Seorang satpam segera mengantar kami masuk, menunjukkan tempat
penginapan yang terpisah antarta walsan putra dan walsan putri. Kami tidak bersegera menuju penginapan. Kami menuju saung di samping masjid untuk makan nasi bungkus yang dibeli Abi di dekat Alfamart tadi. Hawa dingin segera menyapa kami.
Ditemani cericit hewan malam kami duduk melingkar, menghabiskan nasi bungkus. Tak lama kemudian, Abi segera mengantarku dan bungsuku ke penginapan putri. Tas berisi perlengkapan Salman dan oleh-oleh ditinggal di sini. Abi berlalu dengan memanggul backpack-nya.
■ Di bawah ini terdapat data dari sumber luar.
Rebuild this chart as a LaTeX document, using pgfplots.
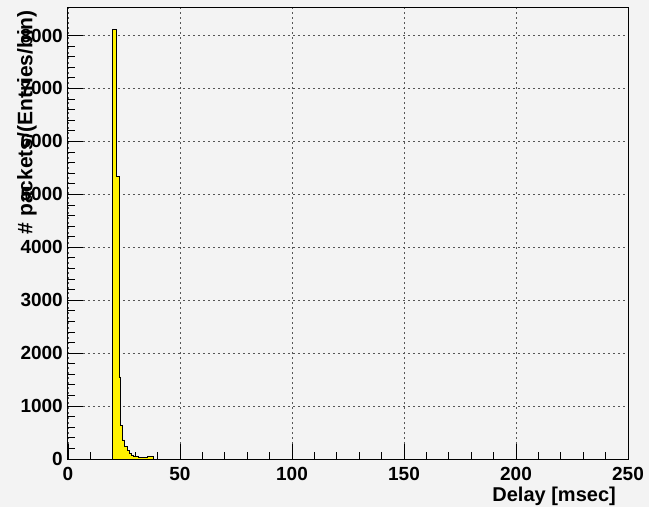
\documentclass[border=0pt]{standalone}
\usepackage{fontspec}
\setmainfont{Liberation Sans}
\usepackage{pgfplots}
\pgfplotsset{compat=1.18}
\definecolor{bg}{HTML}{F3F3F3}
\definecolor{gridc}{HTML}{555555}
\newcommand{\lf}{\bfseries\fontsize{19}{19}\selectfont}
\begin{document}
\begin{tikzpicture}[x=1pt,y=1pt]
\fill[bg] (0,0) rectangle (649,507);
\begin{axis}[
  at={(68pt,48pt)}, anchor=south west,
  scale only axis, width=560pt, height=451pt,
  xmin=0, xmax=250, ymin=0, ymax=8520,
  xtick={0,50,...,250}, minor x tick num=4,
  ytick={0,1000,...,8000}, minor y tick num=4,
  xtick pos=bottom, ytick pos=left,
  tick align=inside,
  major tick length=15pt, minor tick length=7pt,
  tick style={black, line width=0.8pt},
  axis line style={black, line width=1pt},
  grid=major,
  major grid style={gridc, line width=0.8pt, dash pattern=on 2pt off 3pt},
  scaled x ticks=false, scaled y ticks=false,
  /pgf/number format/1000 sep={},
  /pgf/number format/assume math mode=true,
  ticklabel style={font=\lf},
  yticklabel style={anchor=east, inner sep=0pt, xshift=-5pt},
  xticklabel style={anchor=north, inner sep=0pt, yshift=-8pt},
  axis background/.style={fill=bg},
  xlabel={Delay [msec]},
  ylabel={\# packets/(Entries/bin)},
  label style={inner sep=0pt},
  xlabel style={font=\bfseries\fontsize{20}{20}\selectfont, at={(axis description cs:0.9786,-0.082)}, anchor=east},
  ylabel style={font=\bfseries\fontsize{21}{21}\selectfont, at={(axis description cs:-0.0732,0.9956)}, anchor=east},
]
\addplot[const plot, fill=yellow, draw=black, line width=0.8pt] coordinates {
(20,0) (20,8110) (21.5,5330) (22.8,1550) (23.6,640) (24.5,360) (25.4,245)
(26.3,170) (27.2,113) (28.1,75) (29.0,57) (30,42) (31.5,32) (33,22)
(35.5,40) (38,0)
} \closedcycle;
\end{axis}
\pgfresetboundingbox
\path (0,0) rectangle (649,507);
\end{tikzpicture}
\end{document}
Guest house ini baru jadi.  Kondisinya masih sederhana.  Ruangannya cukup luas dialasi karpet coklat muda. Dindingnya berwarna kuning muda dan bergorden hijau tua. Ada sekitar 16 kasur busa. Beberapa diantara sudah dilapisi sprei berwarna hijau muda kombinasi hijau tua. Seorang ibu yang kutemui menunjuķkan ada 1 kasur yang bisa kupakai tetapi tidak dibungkus sprei.
Untunglah aku membawa bedcover untuk menutupi kasur busa tersebut. Ternyata suhu di dalam ruangan cukup hangat. Berbeda jauh dengan  kondisi di luar. Angin membawa hawa dingin pegunungan.  Ketika aku mengedarkan
pandangan, tampak ibu-ibu yang sudah terlelap terbungkus selimut.  Para ibu yang menunggu bertemu sang buah hati. Beberapa di antara membawa anak kecil. Seperti diriku.
Segera kutunaikan salat Isya. Karena lelah, bungsuku dengan mudahnya
terlelap. Sementara aku masih belum mampu memejamkan mata. Kutulis catatan ini di keheningan malam yang beradu dengan suara dengkur.